The invention relates to a sterilization container having a valve arrangement which permits a media exchange inside a sterilizer right into the vacuum drying phase and closes in the last ventilation phase, so that the vacuum prevailing at this instant in the container interior is maintained and the container remains hermetically sealed, the valve arrangement having a valve body subjected to the flow pressure.
Such sterilization containers, as described, for example, in DE 41 11 075 C2, have the advantage that the material to be sterilized can be kept in the container for a prolonged period without the risk of contamination, since the external atmospheric pressure keeps the container hermetically closed until ventilation is effected at random. The valve body is under spring preloading, which keeps the valve in the open position until the pressure in the sterilizer increases in the last ventilation phase and presses the valve body onto its valve seat, as a result of which the vacuum prevailing in the container at the moment of closing is maintained.

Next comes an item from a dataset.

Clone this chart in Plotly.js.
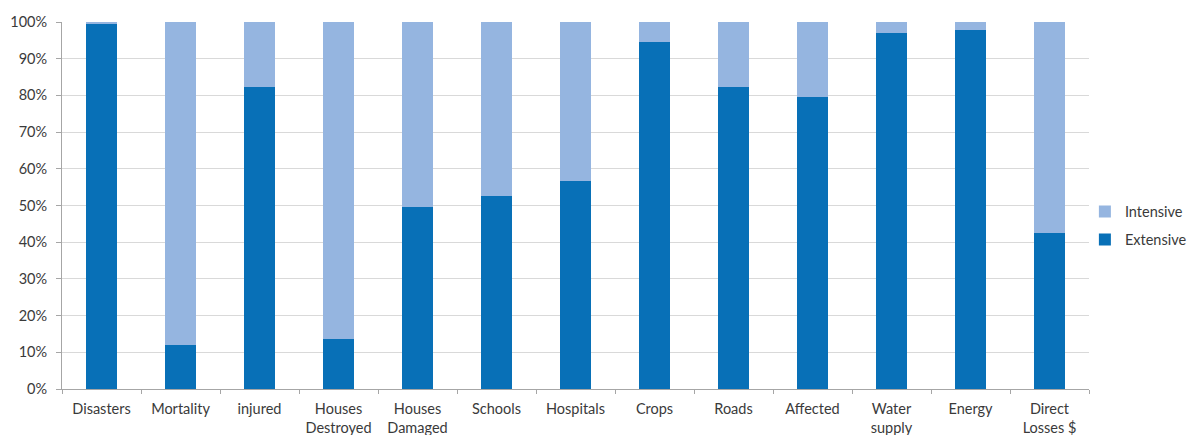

In the valve arrangement, however, the valve body must be reliably prevented from being pressed onto the valve seat prematurely by the inflowing steam, since otherwise no reliable sterilization could take place and the container could even possibly implode. It has been found that the spring preloading of the valve body in the open position cannot reliably prevent premature closing in particular when this valve body subjected to the pressure of the flow medium has a considerable surface extent. The risk of premature closing is there, depending on the load, due to the high inflow velocities. The greater the amount of material to be sterilized which is in the container, the greater is the steam consumption required in the same time. The sterilizer is subjected to a pressure increase controlled with respect to time, i.e. the pressure increases constantly in the environment of the container, and it also penetrates into the container, in which case immediate condensation takes place (gaseous-liquid phase transition releases heat). Accordingly, the container must be “resupplied” with steam, but this steam immediately condenses again, until the heating achieved by constant condensation leads to a situation in which steam can no longer condense.
Thus, if an empty container is sterilized, hardly any more steam is required on the “inside” as on the “outside” (in order to reach 134° C.): the valve is then not substantially loaded with flow pressure.
If a load is sterilized, substantially more steam is “consumed” on the inside—depending on the total weight and the heat capacity of the load: thus substantially more steam—in the same time predetermined by the sterilizer—must therefore [lacuna] through the valve gap than in the empty state. In the case of larger loads, there is therefore the risk of slamming.
In the sterilization containers of the generic type, the valve control is expediently effected via at least one temperature sensor with hysteresis behavior. This temperature sensor may be provided with a snap-disk arrangement, as described in DE 41 11 075 C2. Such a sterilization container, after opening, and after removal of the sterile material, is again available for a renewed sterilization operation without manual valve actuation being necessary. In order to ensure this, the temperature sensor, after removal of the sterilization container from the sterilizer, must automatically switch back again into the original state. In temperature sensors having a snap-disk arrangement, the switching-back is effected by the hysteresis behavior of the thermobimetal. The temperature sensors with snap disks, but also other temperature sensors, are therefore designed in such a way that the switching-back is effected within a temperature range in which the vacuum valve controlled by the sensor is reliably closed, i.e. the switching-back must not be effected before completion of the ventilation phase. In snap-disk arrangements, a temperature of 30 to 50° C. is generally assumed as switch-back temperature, i.e. a temperature which is normally not achieved until after removal from the sterilizer and after cooling of the sterilization container to room temperature.
However, it has been found that these switching temperatures of preferably 35 to 40° C., under certain circumstances, may already be reached during a drying phase inside the sterilizer. This premature cooling may occur during the sterilization of heavy steel loads, since these steel loads produce very large condensate quantities, as a result of which the sensor arrangement may be wetted with condensed steam. If vacuum drying now starts, condensate is re-evaporated, resulting in energy consumption and cooling at those locations where evaporation of the moisture occurs. If such cooling is effected in the region of the temperature sensors, the end of the sterilization operation is simulated, and premature switching-back may be effected, which would result in incorrect switching of the vacuum valve.